In this case the core of the solution is converting a row column reference (or coordinate) into the inverse of the rotation. We rotate CW by replacing the current item by the one 90deg CCW of it. arr[y][x] = arr[stride-1-x][y]

The next example is functional and also the smallest code.

const rotateCW = arr => {
    const rotItem = (r, c) => arr[arr.length - 1 - r][c];
    const processRow = (row, r) => row.map((item, c) => rotItem(c, r));
    return arr.map(processRow);
}

or as a one liner

const rotCW = arr => arr.map((row, y) => row.map((v, x) => arr[arr.length - 1 - x][y]));

The \$O(1)\$ space solution.

The "no extra space" simply means that it should be \$O(1)\$ space complexity. This can be done via the traditional swap,

 var a = 1, b = 2;
 const temp = a;
 a = b;
 b = temp;

Or in ES6+

 var a = 1, b = 2;
 [a,b] = [b,a];

The swap does not have to be just two items but can be over as many as you want (shifting), the only requirement is that only one spare slot is needed to shift all items.

var a = 1, b = 2, c = 3, d = 4;
const temp = a;
a = b;
b = c;
c = d;
d = temp;

Or in ES6+

var a = 1, b = 2, c = 3, d = 4;
[a, b, c, d] = [b, c, d, a];

• Note The ES6 method for swapping, as a source code complexity reduction, is great...

  but the JS engine does not know you are just swapping (or shifting), it creates an array to hold all the items on the right so that it does not overwrite them when assigning the new values. That means that the ES6+ swap is \$O(n)\$ space complexity.

Example

I come from a very heavy visual related background and x,y are the most logical way to index 2D+ arrays so will use it in this example.

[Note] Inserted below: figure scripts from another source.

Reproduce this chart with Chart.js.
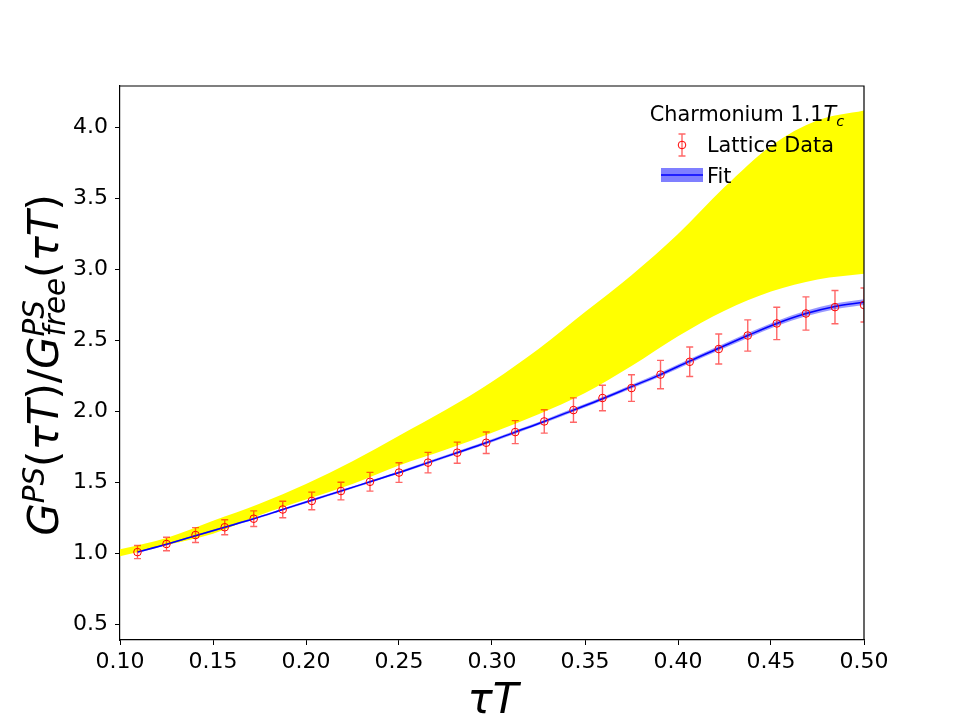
<!DOCTYPE html>
<html>
<head>
<meta charset="utf-8">
<script src="https://cdn.jsdelivr.net/npm/chart.js@4/dist/chart.umd.min.js"></script>
<style>
  html, body { margin: 0; padding: 0; background: #fff; }
  #wrap { width: 960px; height: 720px; }
</style>
</head>
<body>
<div id="wrap"><canvas id="corr" width="960" height="720"></canvas></div>
<script>
// tau*T values of the lattice points (N_tau = 64)
const tauT = [0.1094, 0.1250, 0.1406, 0.1563, 0.1719, 0.1875, 0.2031, 0.2188, 0.2344,
  0.2500, 0.2656, 0.2813, 0.2969, 0.3125, 0.3281, 0.3438, 0.3594, 0.3750, 0.3906,
  0.4063, 0.4219, 0.4375, 0.4531, 0.4688, 0.4844, 0.5000];
const latticeData = [1.01, 1.067, 1.13, 1.185, 1.245, 1.31, 1.37, 1.44, 1.505,
  1.57, 1.64, 1.71, 1.78, 1.855, 1.93, 2.01, 2.095, 2.165, 2.26,
  2.35, 2.44, 2.535, 2.62, 2.69, 2.735, 2.75];
const latticeErr = [0.046, 0.048, 0.052, 0.053, 0.055, 0.058, 0.062, 0.062, 0.066,
  0.069, 0.072, 0.074, 0.076, 0.081, 0.082, 0.086, 0.090, 0.094, 0.100,
  0.104, 0.106, 0.110, 0.114, 0.117, 0.117, 0.120];
const fitVal = [1.01, 1.065, 1.125, 1.185, 1.245, 1.31, 1.375, 1.44, 1.505,
  1.57, 1.64, 1.71, 1.78, 1.855, 1.93, 2.01, 2.09, 2.175, 2.26,
  2.355, 2.445, 2.535, 2.62, 2.69, 2.74, 2.77];
const fitErr = [0.006, 0.006, 0.006, 0.007, 0.007, 0.007, 0.008, 0.008, 0.008,
  0.009, 0.009, 0.010, 0.010, 0.011, 0.011, 0.012, 0.012, 0.013, 0.014,
  0.015, 0.016, 0.017, 0.018, 0.019, 0.020, 0.020];

// yellow band (upper / lower edge)
const bandTau = [0.100, 0.125, 0.150, 0.175, 0.200, 0.225, 0.250, 0.275, 0.300,
  0.325, 0.350, 0.375, 0.400, 0.425, 0.450, 0.475, 0.500];
const bandHigh = [1.03, 1.11, 1.23, 1.35, 1.49, 1.65, 1.83, 2.01, 2.21,
  2.44, 2.70, 2.96, 3.25, 3.58, 3.87, 4.05, 4.12];
const bandLow = [0.98, 1.06, 1.14, 1.27, 1.38, 1.49, 1.62, 1.73, 1.85,
  1.98, 2.13, 2.32, 2.53, 2.71, 2.845, 2.93, 2.97];

const xTicks = [0.10, 0.15, 0.20, 0.25, 0.30, 0.35, 0.40, 0.45, 0.50];
const yTicks = [0.5, 1.0, 1.5, 2.0, 2.5, 3.0, 3.5, 4.0];

const FONT = "'DejaVu Sans', sans-serif";
Chart.defaults.font.family = FONT;
Chart.defaults.font.size = 22;
Chart.defaults.color = "#000";

const pts = (xs, ys) => xs.map((x, i) => ({ x: x, y: ys[i] }));

// draws a row of mathtext-like pieces centred on x
function drawRuns(ctx, runs, x, y) {
  const setF = (r) => { ctx.font = (r.italic ? "italic " : "") + r.size + "px " + FONT; };
  const widthOf = (r) => { setF(r); return ctx.measureText(r.t).width; };
  let total = 0;
  runs.forEach(r => {
    if (r.stack) total += Math.max(...r.stack.map(widthOf));
    else total += widthOf(r);
  });
  let cx = x - total / 2;
  ctx.textAlign = "left";
  ctx.textBaseline = "alphabetic";
  runs.forEach(r => {
    if (r.stack) {
      let w = 0;
      r.stack.forEach(s => { setF(s); ctx.fillText(s.t, cx, y + (s.dy || 0)); w = Math.max(w, ctx.measureText(s.t).width); });
      cx += w;
    } else {
      setF(r);
      ctx.fillText(r.t, cx, y + (r.dy || 0));
      cx += ctx.measureText(r.t).width;
    }
  });
}

const decorations = {
  id: "decorations",
  afterDatasetsDraw(chart) {
    const { ctx, chartArea, scales } = chart;
    const xs = scales.x, ys = scales.y;
    // error bars
    ctx.save();
    ctx.beginPath();
    ctx.rect(chartArea.left, chartArea.top, chartArea.right - chartArea.left, chartArea.bottom - chartArea.top);
    ctx.clip();
    ctx.strokeStyle = "rgba(255,0,0,0.6)";
    ctx.lineWidth = 1.4;
    tauT.forEach((t, i) => {
      const px = xs.getPixelForValue(t);
      const y1 = ys.getPixelForValue(latticeData[i] - latticeErr[i]);
      const y2 = ys.getPixelForValue(latticeData[i] + latticeErr[i]);
      ctx.beginPath();
      ctx.moveTo(px, y1); ctx.lineTo(px, y2);
      ctx.moveTo(px - 3.5, y1); ctx.lineTo(px + 3.5, y1);
      ctx.moveTo(px - 3.5, y2); ctx.lineTo(px + 3.5, y2);
      ctx.stroke();
    });
    ctx.restore();
  },
  afterDraw(chart) {
    const { ctx, chartArea } = chart;
    ctx.save();
    // top / right spines
    ctx.strokeStyle = "#000";
    ctx.lineWidth = 1.2;
    ctx.beginPath();
    ctx.moveTo(chartArea.left, chartArea.top);
    ctx.lineTo(chartArea.right, chartArea.top);
    ctx.lineTo(chartArea.right, chartArea.bottom);
    ctx.stroke();

    ctx.fillStyle = "#000";
    // legend
    drawRuns(ctx, [
      { t: "Charmonium 1.1", size: 20.8 },
      { t: "T", size: 20.8, italic: true },
      { t: "c", size: 14.6, italic: true, dy: 5 }
    ], 747, 121);
    // errorbar icon
    ctx.strokeStyle = "rgba(255,0,0,0.6)";
    ctx.lineWidth = 1.4;
    ctx.beginPath();
    ctx.moveTo(682, 134); ctx.lineTo(682, 156);
    ctx.moveTo(678.5, 134); ctx.lineTo(685.5, 134);
    ctx.moveTo(678.5, 156); ctx.lineTo(685.5, 156);
    ctx.stroke();
    ctx.strokeStyle = "#ff0000";
    ctx.lineWidth = 1;
    ctx.beginPath();
    ctx.arc(682, 145, 3.8, 0, Math.PI * 2);
    ctx.stroke();
    ctx.font = "20.8px " + FONT;
    ctx.textAlign = "left";
    ctx.fillText("Lattice Data", 707, 152);
    // fit icon
    ctx.fillStyle = "rgba(0,0,255,0.5)";
    ctx.fillRect(661, 168, 42, 14);
    ctx.strokeStyle = "#0000ff";
    ctx.lineWidth = 1.5;
    ctx.beginPath();
    ctx.moveTo(661, 175); ctx.lineTo(703, 175);
    ctx.stroke();
    ctx.fillStyle = "#000";
    ctx.fillText("Fit", 707, 183);

    // x label
    drawRuns(ctx, [{ t: "\u03c4T", size: 42, italic: true }], 493, 713);

    // y label (rotated)
    ctx.translate(58, 365);
    ctx.rotate(-Math.PI / 2);
    drawRuns(ctx, [
      { t: "G", size: 42, italic: true },
      { t: "PS", size: 29.4, italic: true, dy: -14 },
      { t: "(", size: 42 },
      { t: "\u03c4T", size: 42, italic: true },
      { t: ")/", size: 42 },
      { t: "G", size: 42, italic: true },
      { stack: [
        { t: "PS", size: 29.4, italic: true, dy: -14 },
        { t: "free", size: 29.4, italic: true, dy: 7 }
      ] },
      { t: "(", size: 42 },
      { t: "\u03c4T", size: 42, italic: true },
      { t: ")", size: 42 }
    ], 0, 0);
    ctx.restore();
  }
};

new Chart(document.getElementById("corr"), {
  type: "line",
  data: {
    datasets: [
      {
        label: "band high",
        data: pts(bandTau, bandHigh),
        borderWidth: 0,
        borderColor: "rgba(0,0,0,0)",
        backgroundColor: "#ffff00",
        pointRadius: 0,
        fill: "+1",
        cubicInterpolationMode: "monotone",
        order: 10
      },
      {
        label: "band low",
        data: pts(bandTau, bandLow),
        borderWidth: 0,
        borderColor: "rgba(0,0,0,0)",
        pointRadius: 0,
        fill: false,
        cubicInterpolationMode: "monotone",
        order: 10
      },
      {
        label: "fit high",
        data: pts(tauT, fitVal.map((v, i) => v + fitErr[i])),
        borderWidth: 0,
        borderColor: "rgba(0,0,0,0)",
        backgroundColor: "rgba(0,0,255,0.4)",
        pointRadius: 0,
        fill: "+1",
        cubicInterpolationMode: "monotone",
        order: 8
      },
      {
        label: "fit low",
        data: pts(tauT, fitVal.map((v, i) => v - fitErr[i])),
        borderWidth: 0,
        borderColor: "rgba(0,0,0,0)",
        pointRadius: 0,
        fill: false,
        cubicInterpolationMode: "monotone",
        order: 8
      },
      {
        label: "Fit",
        data: pts(tauT, fitVal),
        borderColor: "#0000ff",
        borderWidth: 1.5,
        pointRadius: 0,
        fill: false,
        cubicInterpolationMode: "monotone",
        order: 6
      },
      {
        label: "Lattice Data",
        data: pts(tauT, latticeData),
        showLine: false,
        pointStyle: "circle",
        pointRadius: 3.8,
        pointBorderWidth: 1,
        pointBorderColor: "#ff0000",
        pointBackgroundColor: "rgba(0,0,0,0)",
        order: 1
      }
    ]
  },
  options: {
    responsive: false,
    animation: false,
    layout: { padding: { top: 86, right: 96, left: 0, bottom: 0 } },
    plugins: {
      legend: { display: false },
      tooltip: { enabled: false }
    },
    scales: {
      x: {
        type: "linear",
        min: 0.1,
        max: 0.5,
        afterBuildTicks: (s) => { s.ticks = xTicks.map(v => ({ value: v })); },
        afterFit: (s) => { s.height = 80; },
        grid: { drawOnChartArea: false, tickLength: 5, color: "#000", tickWidth: 1 },
        border: { display: true, color: "#000", width: 1.2 },
        ticks: { padding: 4, maxRotation: 0, callback: (v) => v.toFixed(2) }
      },
      y: {
        type: "linear",
        min: 0.391,
        max: 4.292,
        afterBuildTicks: (s) => { s.ticks = yTicks.map(v => ({ value: v })); },
        afterFit: (s) => { s.width = 120; },
        grid: { drawOnChartArea: false, tickLength: 5, color: "#000", tickWidth: 1 },
        border: { display: true, color: "#000", width: 1.2 },
        ticks: { padding: 7, callback: (v) => v.toFixed(1) }
      }
    }
  },
  plugins: [decorations]
});
</script>
</body>
</html>
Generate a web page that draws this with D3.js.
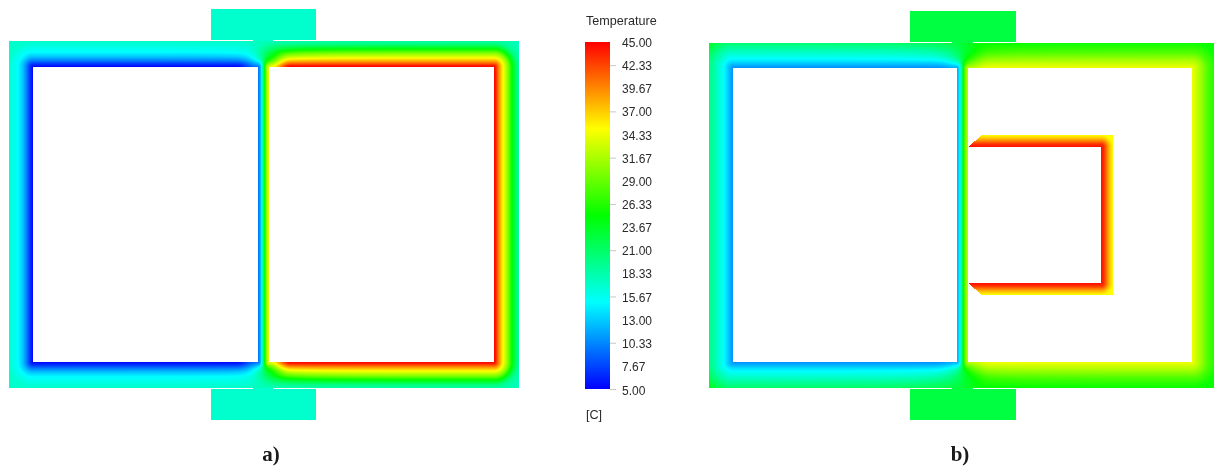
<!DOCTYPE html>
<html><head><meta charset="utf-8">
<script src="https://cdnjs.cloudflare.com/ajax/libs/d3/7.8.5/d3.min.js"></script>
<style>
html,body{margin:0;padding:0;background:#fff;overflow:hidden}
#wrap{position:relative;width:1214px;height:469px}
canvas{position:absolute;left:0;top:0;filter:blur(0.6px)}
svg{position:absolute;left:0;top:0;filter:blur(0.3px)}
</style></head><body><div id="wrap"></div>
<script>
// ---- data ----
const legendTitle = "Temperature";
const legendUnit = "[C]";
const legendLabels = [45.00,42.33,39.67,37.00,34.33,31.67,29.00,26.33,23.67,21.00,18.33,15.67,13.00,10.33,7.67,5.00];
const legendMarked = [42.33,37.00,31.67,26.33,21.00,15.67,10.33,5.00];
const colorTemps = [5,15,25,35,45];
const colorValues = ["#0000ff","#00ffff","#00ff00","#ffff00","#ff0000"];

// temperature vs. distance (px) from a cavity wall
const distA = [0,3,6.5,10,15,20,25,40];
const coldA = [5,7,10,12.5,15,16,17,17];
const distAh = [0,1.5,5,9,14,18,23,25,30,40];
const hotA  = [45,44,39.5,35,30,25,20,19,18,17];
const distB = [0,4,8,12,18,25,35];
const coldB = [10.5,12.5,14.5,16,18,20.5,24];
const distBh = [0,8,16,25,35];
const hotB  = [34.5,31.5,28,25.5,25];
const distBox = [0,3,6,9,12];
const tempBox = [44.5,43,40,37,35];
const tabTempA = 17, tabTempB = 22.5;

// ---- layout ----
const W = 1214, H = 469;
const panels = [
 {name:"a)", labelX:271, outer:[9,41,519,388], left:[33,67,258,362], right:[269,67,494,362],
  tabX:[211,316], tabY:[[9,40],[389,420]], neck:[253,273], base:tabTempA,
  cold:d3.scaleLinear(distA,coldA).clamp(true), hot:d3.scaleLinear(distAh,hotA).clamp(true),
  coldWall:0.62, hotWall:0.6},
 {name:"b)", labelX:960, outer:[709,43,1214,388], left:[733,68,957,362], right:[968,68,1192,362],
  tabX:[910,1016], tabY:[[11,42],[389,420]], neck:[952,973], base:tabTempB,
  cold:d3.scaleLinear(distB,coldB).clamp(true), hot:d3.scaleLinear(distBh,hotB).clamp(true),
  coldWall:0.9, hotWall:0.8,
  box:[968,147,1101,283],
  halo:[[968,147],[982,135],[1113,135],[1113,295],[982,295],[968,283]],
  boxTemp:d3.scaleLinear(distBox,tempBox).clamp(true)}
];

const color = d3.scaleLinear(colorTemps,colorValues).interpolate(d3.interpolateRgb).clamp(true);
const lut = d3.range(0,401).map(i=>d3.rgb(color(5+i/10)));

const rectDist=(r,x,y)=>{const dx=Math.max(r[0]-x,0,x-r[2]),dy=Math.max(r[1]-y,0,y-r[3]);return Math.hypot(dx,dy);};
const inside=(r,x,y)=>x>=r[0]&&x<r[2]&&y>=r[1]&&y<r[3];
const fade=t=>{t=Math.max(0,Math.min(1,t));return t*t*(3-2*t);};

const canvas = d3.select("#wrap").append("canvas").attr("width",W).attr("height",H).node();
const ctx = canvas.getContext("2d");
ctx.fillStyle="#fff";ctx.fillRect(0,0,W,H);
const img = ctx.getImageData(0,0,W,H);

function field(p,x,y){
  const dL=rectDist(p.left,x,y), dR=rectDist(p.right,x,y);
  const fL=p.coldWall+(1-p.coldWall)*fade((dR-11)/22);
  const fR=p.hotWall+(1-p.hotWall)*fade((dL-11)/22);
  const aL=(p.cold(dL)-p.base)*fL, aR=(p.hot(dR)-p.base)*fR;
  const wL=1/Math.pow(dL+0.5,2), wR=1/Math.pow(dR+0.5,2);
  return p.base+(wL*aL+wR*aR)/(wL+wR);
}
function plot(x,y,t){
  const c=lut[Math.round((Math.max(5,Math.min(45,t))-5)*10)], i=(y*W+x)*4;
  img.data[i]=c.r;img.data[i+1]=c.g;img.data[i+2]=c.b;img.data[i+3]=255;
}
panels.forEach(p=>{
  const [x0,y0,x1,y1]=p.outer;
  for(let y=y0;y<y1;y++)for(let x=x0;x<Math.min(x1,W);x++){
    const px=x+.5,py=y+.5;
    if(inside(p.left,px,py))continue;
    if(inside(p.right,px,py)){
      if(p.box&&!inside(p.box,px,py)&&d3.polygonContains(p.halo,[px,py]))
        plot(x,y,p.boxTemp(rectDist(p.box,px,py)));
      continue;
    }
    plot(x,y,field(p,px,py));
  }
  p.tabY.forEach(([a,b])=>{
    for(let y=a;y<b;y++)for(let x=p.tabX[0];x<p.tabX[1];x++)plot(x,y,p.base);
  });
  [y0-1,y1].forEach(y=>{
    for(let x=p.neck[0];x<p.neck[1];x++)plot(x,y,p.base);
  });
});
ctx.putImageData(img,0,0);

// ---- legend and captions ----
const svg=d3.select("#wrap").append("svg").attr("width",W).attr("height",H);
const barX=585,barW=25,barTop=42,barBottom=389;
const y=d3.scaleLinear([5,45],[barBottom,barTop]);
const grad=svg.append("defs").append("linearGradient").attr("id","ramp")
  .attr("x1",0).attr("x2",0).attr("y1",1).attr("y2",0);
grad.selectAll("stop").data(colorTemps).join("stop")
  .attr("offset",d=>(d-5)/40).attr("stop-color",d=>color(d));
svg.append("rect").attr("x",barX).attr("y",barTop).attr("width",barW).attr("height",barBottom-barTop).attr("fill","url(#ramp)");

const axis=d3.axisRight(y).tickValues(legendLabels).tickFormat(d=>d.toFixed(2)).tickSize(6).tickPadding(6);
const g=svg.append("g").attr("transform",`translate(${barX+barW},0)`).call(axis);
g.select(".domain").remove();
g.selectAll(".tick line").attr("stroke","#c8c8c8").attr("stroke-width",1)
  .attr("opacity",d=>legendMarked.includes(d)?1:0);
g.selectAll(".tick text").attr("font-family","'Liberation Sans',Arial,sans-serif").attr("font-size",12).attr("fill","#2a2a2a").attr("dy","0.38em");
g.selectAll(".tick").filter(d=>d===5).select("text").attr("dy","0.45em");

svg.append("text").text(legendTitle).attr("x",586).attr("y",24.5).attr("font-family","'Liberation Sans',Arial,sans-serif").attr("font-size",12.6).attr("fill","#2a2a2a");
svg.append("text").text(legendUnit).attr("x",586).attr("y",419).attr("font-family","'Liberation Sans',Arial,sans-serif").attr("font-size",12.6).attr("fill","#2a2a2a");

svg.selectAll("text.cap").data(panels).join("text").attr("class","cap")
  .text(d=>d.name).attr("x",d=>d.labelX).attr("y",461).attr("text-anchor","middle")
  .attr("font-family","'Liberation Serif','DejaVu Serif',serif").attr("font-weight","bold").attr("font-size",21).attr("fill","#1a1a1a");
</script></body></html>
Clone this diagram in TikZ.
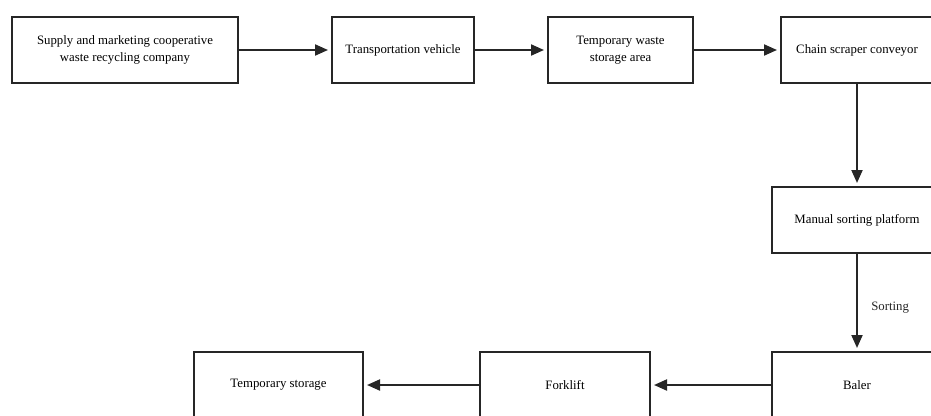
\documentclass[tikz,border=0pt]{standalone}
\usepackage{fontspec}
\setmainfont{Liberation Serif}
\usetikzlibrary{arrows.meta,positioning}

\begin{document}
\begin{tikzpicture}[
 box/.style={draw=black!85,line width=2pt,minimum height=66pt,inner sep=2pt,
 align=center,font=\fontsize{12.8}{17}\selectfont},
 >={Triangle[length=13pt,width=11pt]},
 flow/.style={->,line width=2pt,black!85,shorten >=3pt}]
\useasboundingbox (0,0) rectangle (931pt,-415pt);
\clip (0,0) rectangle (931pt,-415pt);
% top row
\node[box,minimum width=226pt,anchor=north west] (a) at (11pt,-16pt)
 {Supply and marketing cooperative\\waste recycling company};
\node[box,minimum width=142pt,right=92pt of a] (b) {Transportation vehicle};
\node[box,minimum width=145pt,right=72pt of b] (c) {Temporary waste\\storage area};
\node[box,minimum width=152pt,right=86pt of c] (d) {Chain scraper conveyor};
% right column
\node[box,minimum width=170pt,below=102pt of d] (e) {Manual sorting platform};
\node[box,minimum width=170pt,below=97pt of e] (f) {Baler};
% bottom row
\node[box,minimum width=170pt,left=120pt of f] (g) {Forklift};
\node[box,minimum width=169pt,left=115pt of g] (h) {Temporary storage};
\foreach \x/\y in {a/b,b/c,c/d,d/e,f/g,g/h} \draw[flow] (\x)--(\y);
\draw[flow] (e)--node[right=10pt,pos=.55,font=\fontsize{12.8}{15}\selectfont]{Sorting}(f);
\end{tikzpicture}
\end{document}
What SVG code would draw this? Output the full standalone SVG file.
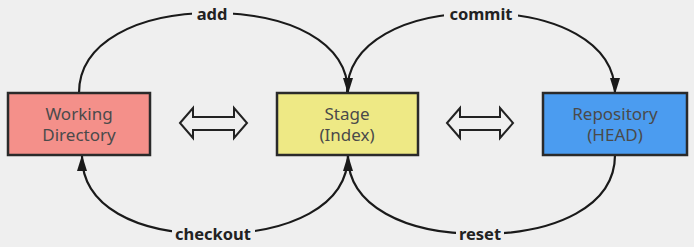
<svg xmlns="http://www.w3.org/2000/svg" width="694" height="247" viewBox="0 0 694 247">
  <defs>
    <marker id="tip" viewBox="0 0 16 10" refX="15" refY="5" markerWidth="16" markerHeight="10" markerUnits="userSpaceOnUse" orient="auto">
      <path d="M0,0 L16,5 L0,10 Z" fill="#1a1a1a"/>
    </marker>
    <style>
      .box { stroke: #2a2a2a; stroke-width: 2.5; }
      .name { font-family: "Noto Sans", "Open Sans", sans-serif; font-size: 17px; fill: #4a4a4a; text-anchor: middle; }
      .flow { fill: none; stroke: #1a1a1a; stroke-width: 2.2; marker-end: url(#tip); }
      .lbl { font-family: "Noto Sans", "Open Sans", sans-serif; font-size: 16.5px; font-weight: bold; fill: #222; text-anchor: middle; }
      .gap { fill: #efefef; }
      .dbl { fill: none; stroke: #222; stroke-width: 2; stroke-linejoin: miter; }
    </style>
  </defs>
  <rect width="694" height="247" fill="#efefef"/>

  <g id="connectors">
    <path class="flow" d="M79,93 C79,42 138,13 212,13 C290,13 348,42 348,93"/>
    <path class="flow" d="M347,93 C347,42 405,13 480,13 C556,13 615,42 615,93"/>
    <path class="flow" d="M348,155 C348,206 290,234 212,234 C135,234 82,206 82,156"/>
    <path class="flow" d="M615,155 C615,206 556,234 480,234 C405,234 348,206 348,156"/>
    <g>
      <rect class="gap" x="192" y="4" width="41" height="18"/>
      <text class="lbl" x="212" y="20">add</text>
      <rect class="gap" x="444" y="4" width="74" height="18"/>
      <text class="lbl" x="481" y="20">commit</text>
      <rect class="gap" x="172" y="225" width="83" height="18"/>
      <text class="lbl" x="213" y="240">checkout</text>
      <rect class="gap" x="456" y="225" width="48" height="18"/>
      <text class="lbl" x="480" y="240">reset</text>
    </g>
  </g>

  <g id="working-directory">
    <rect class="box" x="8" y="93" width="142" height="62" fill="#f4908a"/>
    <text class="name" x="79" y="120">Working</text>
    <text class="name" x="79" y="141">Directory</text>
  </g>

  <g id="stage">
    <rect class="box" x="277" y="93" width="141" height="62" fill="#eee985"/>
    <text class="name" x="347" y="120">Stage</text>
    <text class="name" x="347" y="141">(Index)</text>
  </g>

  <g id="repository">
    <rect class="box" x="543" y="93" width="144" height="62" fill="#4b9cf0"/>
    <text class="name" x="615" y="120" fill="#2f3e50">Repository</text>
    <text class="name" x="615" y="141" fill="#2f3e50">(HEAD)</text>
  </g>

  <g id="swap-1">
    <path class="dbl" d="M180,123 L193,108 L193,117 L234,117 L234,108 L247,123 L234,138 L234,130 L193,130 L193,138 Z"/>
  </g>
  <g id="swap-2">
    <path class="dbl" d="M447,123 L460,108 L460,117 L500,117 L500,108 L513,123 L500,138 L500,130 L460,130 L460,138 Z"/>
  </g>
</svg>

function rotate2DArray(arr) {
    const stride = arr.length, end = stride - 1, half = stride / 2 | 0;
    var y = 0;
    while (y < half) {
        let x = y;
        while (x < end - y) {
            const temp = arr[y][x];
            arr[y][x] = arr[end - x][y];
            arr[end - x][y] = arr[end - y][end - x];
            arr[end - y][end - x] = arr[x][end - y];
            arr[x][end - y] = temp;
            x ++;
        }
        y++;
    }
    return arr;
}

The above is very unreadable and it pays to put a little order and alignment to the source

function rotate2DArray(arr) {
    const stride = arr.length, end = stride - 1, half = stride / 2 | 0;
    var y = 0;
    while (y < half) {
        let x = y;
        const ey = end - y;
        while (x < ey) {
            const temp = arr[y][x], ex = end - x;
            arr[y ][x ] = arr[ex][y ];
            arr[ex][y ] = arr[ey][ex];
            arr[ey][ex] = arr[x ][ey];
            arr[x ][ey] = temp;
            x ++;
        }
        y++;
    }
    return arr;
}

Thus the array is rotated in place for \$O(1)\$ space.